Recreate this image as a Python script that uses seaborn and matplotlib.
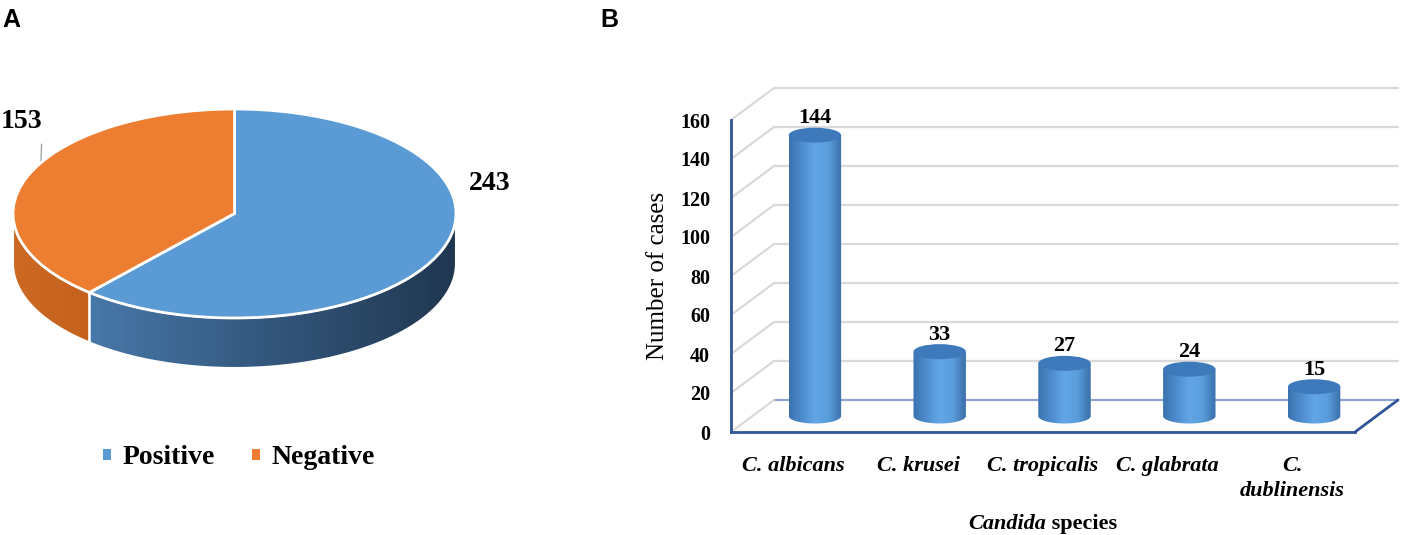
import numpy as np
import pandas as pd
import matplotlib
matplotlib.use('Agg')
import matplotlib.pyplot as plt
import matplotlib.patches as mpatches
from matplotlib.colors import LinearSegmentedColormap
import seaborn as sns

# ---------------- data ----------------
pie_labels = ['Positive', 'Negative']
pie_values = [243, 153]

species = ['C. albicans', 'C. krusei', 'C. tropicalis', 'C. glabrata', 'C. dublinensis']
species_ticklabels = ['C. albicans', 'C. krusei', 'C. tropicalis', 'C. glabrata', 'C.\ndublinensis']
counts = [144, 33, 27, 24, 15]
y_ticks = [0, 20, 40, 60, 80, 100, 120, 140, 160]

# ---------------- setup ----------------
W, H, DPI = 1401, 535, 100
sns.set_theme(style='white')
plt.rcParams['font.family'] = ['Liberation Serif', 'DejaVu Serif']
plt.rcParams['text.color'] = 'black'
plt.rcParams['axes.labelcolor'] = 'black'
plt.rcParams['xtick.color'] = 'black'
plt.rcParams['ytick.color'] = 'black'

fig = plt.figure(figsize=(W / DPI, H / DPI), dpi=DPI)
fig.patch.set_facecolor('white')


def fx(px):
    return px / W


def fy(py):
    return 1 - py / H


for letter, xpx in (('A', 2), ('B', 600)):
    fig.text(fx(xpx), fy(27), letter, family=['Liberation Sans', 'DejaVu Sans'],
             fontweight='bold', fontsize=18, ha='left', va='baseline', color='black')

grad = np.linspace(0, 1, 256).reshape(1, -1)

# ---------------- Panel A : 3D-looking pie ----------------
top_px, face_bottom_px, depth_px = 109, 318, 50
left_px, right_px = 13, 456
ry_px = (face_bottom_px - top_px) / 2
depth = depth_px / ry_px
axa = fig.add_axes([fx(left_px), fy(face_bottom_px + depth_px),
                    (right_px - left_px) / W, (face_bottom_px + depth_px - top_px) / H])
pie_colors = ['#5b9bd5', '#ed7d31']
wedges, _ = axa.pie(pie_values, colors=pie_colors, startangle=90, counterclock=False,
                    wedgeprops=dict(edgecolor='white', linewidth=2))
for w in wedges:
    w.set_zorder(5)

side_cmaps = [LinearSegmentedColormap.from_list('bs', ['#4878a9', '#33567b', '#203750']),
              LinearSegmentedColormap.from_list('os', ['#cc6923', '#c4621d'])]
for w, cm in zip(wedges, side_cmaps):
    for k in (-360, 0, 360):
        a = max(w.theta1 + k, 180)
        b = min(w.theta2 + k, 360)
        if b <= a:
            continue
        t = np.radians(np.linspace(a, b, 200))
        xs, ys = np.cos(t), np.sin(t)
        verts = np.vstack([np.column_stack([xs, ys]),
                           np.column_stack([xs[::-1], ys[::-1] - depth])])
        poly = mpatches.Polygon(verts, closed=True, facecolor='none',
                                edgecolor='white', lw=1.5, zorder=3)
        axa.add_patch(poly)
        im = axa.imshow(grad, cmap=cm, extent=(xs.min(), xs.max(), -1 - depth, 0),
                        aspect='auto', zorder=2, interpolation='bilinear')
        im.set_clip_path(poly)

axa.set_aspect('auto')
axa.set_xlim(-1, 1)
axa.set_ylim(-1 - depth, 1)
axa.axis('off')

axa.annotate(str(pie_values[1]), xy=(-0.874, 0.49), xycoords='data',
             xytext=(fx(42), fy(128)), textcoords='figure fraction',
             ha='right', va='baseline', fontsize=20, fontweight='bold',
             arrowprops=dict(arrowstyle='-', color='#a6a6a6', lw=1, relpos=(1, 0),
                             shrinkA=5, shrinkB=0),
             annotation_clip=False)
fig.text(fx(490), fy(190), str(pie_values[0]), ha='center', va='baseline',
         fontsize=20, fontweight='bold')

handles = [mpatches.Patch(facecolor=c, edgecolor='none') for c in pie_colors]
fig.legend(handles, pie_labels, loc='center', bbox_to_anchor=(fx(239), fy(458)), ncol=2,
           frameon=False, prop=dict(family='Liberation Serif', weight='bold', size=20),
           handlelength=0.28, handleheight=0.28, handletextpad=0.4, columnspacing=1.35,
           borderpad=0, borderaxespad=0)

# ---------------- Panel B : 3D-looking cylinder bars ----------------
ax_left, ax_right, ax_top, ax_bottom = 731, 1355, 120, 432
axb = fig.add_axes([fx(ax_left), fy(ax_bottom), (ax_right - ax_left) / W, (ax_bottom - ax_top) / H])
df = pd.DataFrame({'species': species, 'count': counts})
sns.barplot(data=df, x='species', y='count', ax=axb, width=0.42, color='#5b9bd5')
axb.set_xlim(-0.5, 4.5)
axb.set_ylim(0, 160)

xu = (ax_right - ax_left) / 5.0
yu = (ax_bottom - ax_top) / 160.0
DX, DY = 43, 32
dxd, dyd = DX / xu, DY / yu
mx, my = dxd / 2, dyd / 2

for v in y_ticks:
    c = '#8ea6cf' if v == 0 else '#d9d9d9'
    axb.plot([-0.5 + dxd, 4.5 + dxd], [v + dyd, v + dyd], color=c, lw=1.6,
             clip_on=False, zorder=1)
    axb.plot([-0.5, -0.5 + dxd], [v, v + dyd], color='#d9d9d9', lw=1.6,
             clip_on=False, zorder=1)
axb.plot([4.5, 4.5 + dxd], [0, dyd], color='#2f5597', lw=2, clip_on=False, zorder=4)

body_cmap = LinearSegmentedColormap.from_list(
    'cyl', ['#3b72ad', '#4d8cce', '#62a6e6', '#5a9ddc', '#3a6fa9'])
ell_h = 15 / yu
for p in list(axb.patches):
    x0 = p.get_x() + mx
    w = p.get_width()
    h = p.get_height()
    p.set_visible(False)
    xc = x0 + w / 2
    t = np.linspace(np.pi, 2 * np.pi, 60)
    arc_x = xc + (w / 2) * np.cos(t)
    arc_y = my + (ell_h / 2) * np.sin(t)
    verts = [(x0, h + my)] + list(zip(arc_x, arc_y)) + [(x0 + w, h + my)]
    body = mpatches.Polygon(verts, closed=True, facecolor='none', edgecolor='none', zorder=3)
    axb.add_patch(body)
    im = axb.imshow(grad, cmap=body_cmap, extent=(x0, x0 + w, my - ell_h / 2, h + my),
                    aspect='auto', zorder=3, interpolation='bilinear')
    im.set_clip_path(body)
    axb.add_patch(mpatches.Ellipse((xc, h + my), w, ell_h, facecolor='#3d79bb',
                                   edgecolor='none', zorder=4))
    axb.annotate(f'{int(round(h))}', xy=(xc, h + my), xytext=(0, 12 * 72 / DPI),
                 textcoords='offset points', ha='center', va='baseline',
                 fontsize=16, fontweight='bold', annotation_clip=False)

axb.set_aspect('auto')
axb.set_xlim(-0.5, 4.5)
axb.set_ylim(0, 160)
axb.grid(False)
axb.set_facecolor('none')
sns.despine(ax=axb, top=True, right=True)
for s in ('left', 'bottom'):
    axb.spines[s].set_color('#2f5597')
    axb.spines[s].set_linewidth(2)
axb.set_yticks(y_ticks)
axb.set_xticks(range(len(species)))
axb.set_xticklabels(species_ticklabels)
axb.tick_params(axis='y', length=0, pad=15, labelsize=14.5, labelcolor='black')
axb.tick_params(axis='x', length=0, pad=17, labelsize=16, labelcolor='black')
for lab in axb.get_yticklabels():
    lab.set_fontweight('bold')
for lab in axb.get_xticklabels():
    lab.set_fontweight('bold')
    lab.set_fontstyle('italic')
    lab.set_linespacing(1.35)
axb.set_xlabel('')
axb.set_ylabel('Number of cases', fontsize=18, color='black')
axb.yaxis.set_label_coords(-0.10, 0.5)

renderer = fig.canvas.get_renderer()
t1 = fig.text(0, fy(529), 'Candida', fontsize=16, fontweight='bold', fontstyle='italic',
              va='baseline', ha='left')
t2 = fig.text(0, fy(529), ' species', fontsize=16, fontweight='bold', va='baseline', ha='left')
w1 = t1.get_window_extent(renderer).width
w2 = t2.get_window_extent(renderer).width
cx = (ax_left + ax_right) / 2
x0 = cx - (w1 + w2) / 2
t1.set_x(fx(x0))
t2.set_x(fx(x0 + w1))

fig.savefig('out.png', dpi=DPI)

▸ Aim
Go from the first line of the data above to the line containing "w.set_zorder(5)" and retype exactly those lines, both included, but none of the pictures.

▸ Response for this exercise
Recreate this image as a Python script that uses seaborn and matplotlib.
import numpy as np
import pandas as pd
import matplotlib
matplotlib.use('Agg')
import matplotlib.pyplot as plt
import matplotlib.patches as mpatches
from matplotlib.colors import LinearSegmentedColormap
import seaborn as sns

# ---------------- data ----------------
pie_labels = ['Positive', 'Negative']
pie_values = [243, 153]

species = ['C. albicans', 'C. krusei', 'C. tropicalis', 'C. glabrata', 'C. dublinensis']
species_ticklabels = ['C. albicans', 'C. krusei', 'C. tropicalis', 'C. glabrata', 'C.\ndublinensis']
counts = [144, 33, 27, 24, 15]
y_ticks = [0, 20, 40, 60, 80, 100, 120, 140, 160]

# ---------------- setup ----------------
W, H, DPI = 1401, 535, 100
sns.set_theme(style='white')
plt.rcParams['font.family'] = ['Liberation Serif', 'DejaVu Serif']
plt.rcParams['text.color'] = 'black'
plt.rcParams['axes.labelcolor'] = 'black'
plt.rcParams['xtick.color'] = 'black'
plt.rcParams['ytick.color'] = 'black'

fig = plt.figure(figsize=(W / DPI, H / DPI), dpi=DPI)
fig.patch.set_facecolor('white')


def fx(px):
    return px / W


def fy(py):
    return 1 - py / H


for letter, xpx in (('A', 2), ('B', 600)):
    fig.text(fx(xpx), fy(27), letter, family=['Liberation Sans', 'DejaVu Sans'],
             fontweight='bold', fontsize=18, ha='left', va='baseline', color='black')

grad = np.linspace(0, 1, 256).reshape(1, -1)

# ---------------- Panel A : 3D-looking pie ----------------
top_px, face_bottom_px, depth_px = 109, 318, 50
left_px, right_px = 13, 456
ry_px = (face_bottom_px - top_px) / 2
depth = depth_px / ry_px
axa = fig.add_axes([fx(left_px), fy(face_bottom_px + depth_px),
                    (right_px - left_px) / W, (face_bottom_px + depth_px - top_px) / H])
pie_colors = ['#5b9bd5', '#ed7d31']
wedges, _ = axa.pie(pie_values, colors=pie_colors, startangle=90, counterclock=False,
                    wedgeprops=dict(edgecolor='white', linewidth=2))
for w in wedges:
    w.set_zorder(5)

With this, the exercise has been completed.